Stated problem: Output the full listing below exactly, without the pictures.

Information supplied:
· · · · · · ·

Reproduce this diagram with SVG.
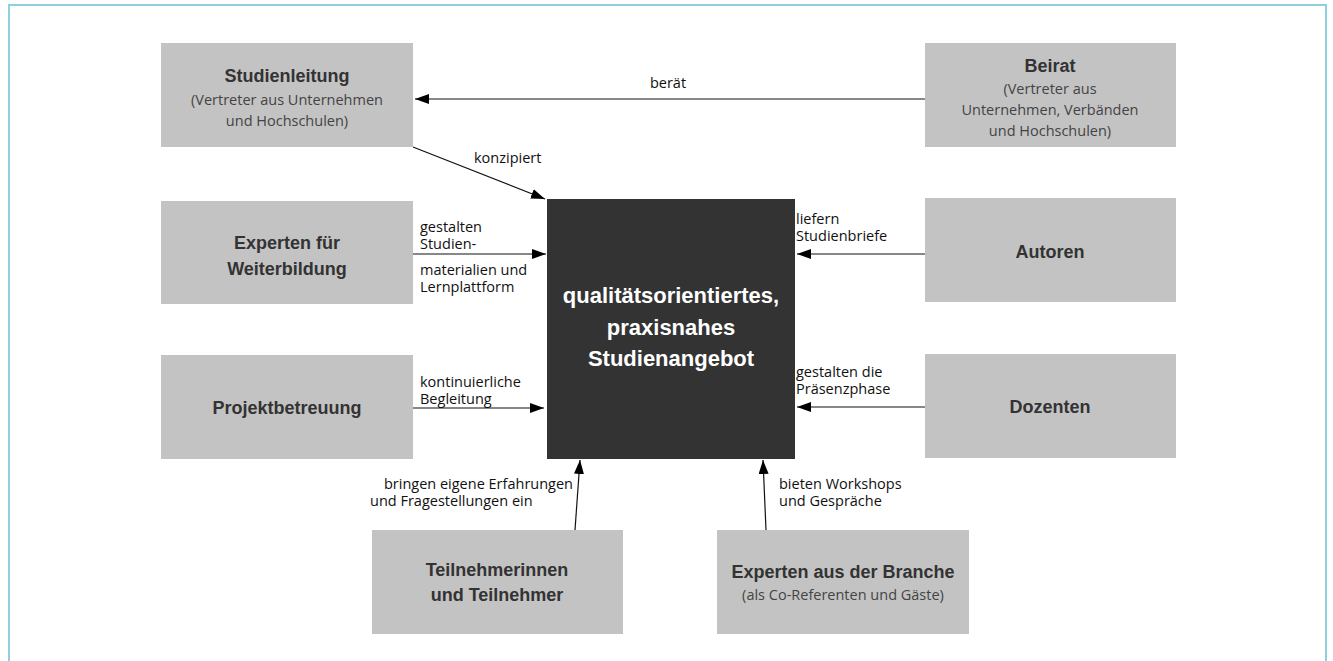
<svg xmlns="http://www.w3.org/2000/svg" width="1333" height="661" viewBox="0 0 1333 661">
<style>
.box{fill:#c3c3c3}
.t{font-family:"Liberation Sans",Arial,sans-serif;font-weight:bold;font-size:18px;fill:#333;text-anchor:middle}
.s{font-family:"Open Sans","Liberation Sans",sans-serif;font-size:14.5px;fill:#444;text-anchor:middle}
.c{font-family:"Liberation Sans",Arial,sans-serif;font-weight:bold;font-size:22px;fill:#fff;text-anchor:middle}
.l{font-family:"Open Sans","Liberation Sans",sans-serif;font-size:14.5px;fill:#111}
.e{stroke:#111;stroke-width:1.2;fill:none;marker-end:url(#ah)}
</style>
<defs>
<marker id="ah" viewBox="0 0 14 10" refX="14" refY="5" markerWidth="14" markerHeight="10" markerUnits="userSpaceOnUse" orient="auto">
<path d="M0,0 L14,5 L0,10 Z" fill="#000"/>
</marker>
</defs>
<rect x="0" y="0" width="1333" height="661" fill="#fff"/>
<path d="M9,670 L9,5 L1326,5 L1326,670" fill="none" stroke="#8fd0de" stroke-width="2"/>

<g id="connectors">
<line class="e" x1="925" y1="99" x2="415" y2="99"/>
<line class="e" x1="413" y1="147" x2="545" y2="199"/>
<line class="e" x1="413" y1="254" x2="546" y2="254"/>
<line class="e" x1="413" y1="408" x2="544" y2="408"/>
<line class="e" x1="925" y1="254" x2="797" y2="254"/>
<line class="e" x1="925" y1="407" x2="797" y2="407"/>
<line class="e" x1="575" y1="530" x2="580" y2="460"/>
<line class="e" x1="766" y1="530" x2="763" y2="460"/>
<text class="l" x="668" y="88" text-anchor="middle">berät</text>
<text class="l" x="474" y="163">konzipiert</text>
<text class="l" x="420" y="232">gestalten</text>
<text class="l" x="420" y="249">Studien-</text>
<text class="l" x="420" y="275">materialien und</text>
<text class="l" x="420" y="292">Lernplattform</text>
<text class="l" x="420" y="387">kontinuierliche</text>
<text class="l" x="420" y="404">Begleitung</text>
<text class="l" x="796" y="224">liefern</text>
<text class="l" x="796" y="241">Studienbriefe</text>
<text class="l" x="796" y="377">gestalten die</text>
<text class="l" x="796" y="394">Präsenzphase</text>
<text class="l" x="573" y="489" text-anchor="end">bringen eigene Erfahrungen</text>
<text class="l" x="370" y="506">und Fragestellungen ein</text>
<text class="l" x="779" y="489">bieten Workshops</text>
<text class="l" x="779" y="506">und Gespräche</text>
</g>

<g id="studienleitung">
<rect class="box" x="161" y="43" width="252" height="104"/>
<text class="t" x="287" y="82">Studienleitung</text>
<text class="s" x="287" y="105">(Vertreter aus Unternehmen</text>
<text class="s" x="287" y="126">und Hochschulen)</text>
</g>
<g id="beirat">
<rect class="box" x="925" y="43" width="251" height="104"/>
<text class="t" x="1050" y="72">Beirat</text>
<text class="s" x="1050" y="94">(Vertreter aus</text>
<text class="s" x="1050" y="115">Unternehmen, Verbänden</text>
<text class="s" x="1050" y="136">und Hochschulen)</text>
</g>
<g id="experten-weiterbildung">
<rect class="box" x="161" y="201" width="252" height="103"/>
<text class="t" x="287" y="249">Experten für</text>
<text class="t" x="287" y="275">Weiterbildung</text>
</g>
<g id="projektbetreuung">
<rect class="box" x="161" y="355" width="252" height="104"/>
<text class="t" x="287" y="414">Projektbetreuung</text>
</g>
<g id="autoren">
<rect class="box" x="925" y="198" width="251" height="104"/>
<text class="t" x="1050" y="258">Autoren</text>
</g>
<g id="dozenten">
<rect class="box" x="925" y="354" width="251" height="104"/>
<text class="t" x="1050" y="413">Dozenten</text>
</g>
<g id="teilnehmer">
<rect class="box" x="372" y="530" width="251" height="104"/>
<text class="t" x="497" y="576">Teilnehmerinnen</text>
<text class="t" x="497" y="601">und Teilnehmer</text>
</g>
<g id="experten-branche">
<rect class="box" x="717" y="530" width="252" height="104"/>
<text class="t" x="843" y="578">Experten aus der Branche</text>
<text class="s" x="843" y="600">(als Co-Referenten und Gäste)</text>
</g>
<g id="studienangebot">
<rect x="547" y="199" width="248" height="260" fill="#333"/>
<text class="c" x="671" y="303">qualitätsorientiertes,</text>
<text class="c" x="671" y="335">praxisnahes</text>
<text class="c" x="671" y="366">Studienangebot</text>
</g>
</svg>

· · · · · · ·

Solution:
Reproduce this diagram with SVG.
<svg xmlns="http://www.w3.org/2000/svg" width="1333" height="661" viewBox="0 0 1333 661">
<style>
.box{fill:#c3c3c3}
.t{font-family:"Liberation Sans",Arial,sans-serif;font-weight:bold;font-size:18px;fill:#333;text-anchor:middle}
.s{font-family:"Open Sans","Liberation Sans",sans-serif;font-size:14.5px;fill:#444;text-anchor:middle}
.c{font-family:"Liberation Sans",Arial,sans-serif;font-weight:bold;font-size:22px;fill:#fff;text-anchor:middle}
.l{font-family:"Open Sans","Liberation Sans",sans-serif;font-size:14.5px;fill:#111}
.e{stroke:#111;stroke-width:1.2;fill:none;marker-end:url(#ah)}
</style>
<defs>
<marker id="ah" viewBox="0 0 14 10" refX="14" refY="5" markerWidth="14" markerHeight="10" markerUnits="userSpaceOnUse" orient="auto">
<path d="M0,0 L14,5 L0,10 Z" fill="#000"/>
</marker>
</defs>
<rect x="0" y="0" width="1333" height="661" fill="#fff"/>
<path d="M9,670 L9,5 L1326,5 L1326,670" fill="none" stroke="#8fd0de" stroke-width="2"/>

<g id="connectors">
<line class="e" x1="925" y1="99" x2="415" y2="99"/>
<line class="e" x1="413" y1="147" x2="545" y2="199"/>
<line class="e" x1="413" y1="254" x2="546" y2="254"/>
<line class="e" x1="413" y1="408" x2="544" y2="408"/>
<line class="e" x1="925" y1="254" x2="797" y2="254"/>
<line class="e" x1="925" y1="407" x2="797" y2="407"/>
<line class="e" x1="575" y1="530" x2="580" y2="460"/>
<line class="e" x1="766" y1="530" x2="763" y2="460"/>
<text class="l" x="668" y="88" text-anchor="middle">berät</text>
<text class="l" x="474" y="163">konzipiert</text>
<text class="l" x="420" y="232">gestalten</text>
<text class="l" x="420" y="249">Studien-</text>
<text class="l" x="420" y="275">materialien und</text>
<text class="l" x="420" y="292">Lernplattform</text>
<text class="l" x="420" y="387">kontinuierliche</text>
<text class="l" x="420" y="404">Begleitung</text>
<text class="l" x="796" y="224">liefern</text>
<text class="l" x="796" y="241">Studienbriefe</text>
<text class="l" x="796" y="377">gestalten die</text>
<text class="l" x="796" y="394">Präsenzphase</text>
<text class="l" x="573" y="489" text-anchor="end">bringen eigene Erfahrungen</text>
<text class="l" x="370" y="506">und Fragestellungen ein</text>
<text class="l" x="779" y="489">bieten Workshops</text>
<text class="l" x="779" y="506">und Gespräche</text>
</g>

<g id="studienleitung">
<rect class="box" x="161" y="43" width="252" height="104"/>
<text class="t" x="287" y="82">Studienleitung</text>
<text class="s" x="287" y="105">(Vertreter aus Unternehmen</text>
<text class="s" x="287" y="126">und Hochschulen)</text>
</g>
<g id="beirat">
<rect class="box" x="925" y="43" width="251" height="104"/>
<text class="t" x="1050" y="72">Beirat</text>
<text class="s" x="1050" y="94">(Vertreter aus</text>
<text class="s" x="1050" y="115">Unternehmen, Verbänden</text>
<text class="s" x="1050" y="136">und Hochschulen)</text>
</g>
<g id="experten-weiterbildung">
<rect class="box" x="161" y="201" width="252" height="103"/>
<text class="t" x="287" y="249">Experten für</text>
<text class="t" x="287" y="275">Weiterbildung</text>
</g>
<g id="projektbetreuung">
<rect class="box" x="161" y="355" width="252" height="104"/>
<text class="t" x="287" y="414">Projektbetreuung</text>
</g>
<g id="autoren">
<rect class="box" x="925" y="198" width="251" height="104"/>
<text class="t" x="1050" y="258">Autoren</text>
</g>
<g id="dozenten">
<rect class="box" x="925" y="354" width="251" height="104"/>
<text class="t" x="1050" y="413">Dozenten</text>
</g>
<g id="teilnehmer">
<rect class="box" x="372" y="530" width="251" height="104"/>
<text class="t" x="497" y="576">Teilnehmerinnen</text>
<text class="t" x="497" y="601">und Teilnehmer</text>
</g>
<g id="experten-branche">
<rect class="box" x="717" y="530" width="252" height="104"/>
<text class="t" x="843" y="578">Experten aus der Branche</text>
<text class="s" x="843" y="600">(als Co-Referenten und Gäste)</text>
</g>
<g id="studienangebot">
<rect x="547" y="199" width="248" height="260" fill="#333"/>
<text class="c" x="671" y="303">qualitätsorientiertes,</text>
<text class="c" x="671" y="335">praxisnahes</text>
<text class="c" x="671" y="366">Studienangebot</text>
</g>
</svg>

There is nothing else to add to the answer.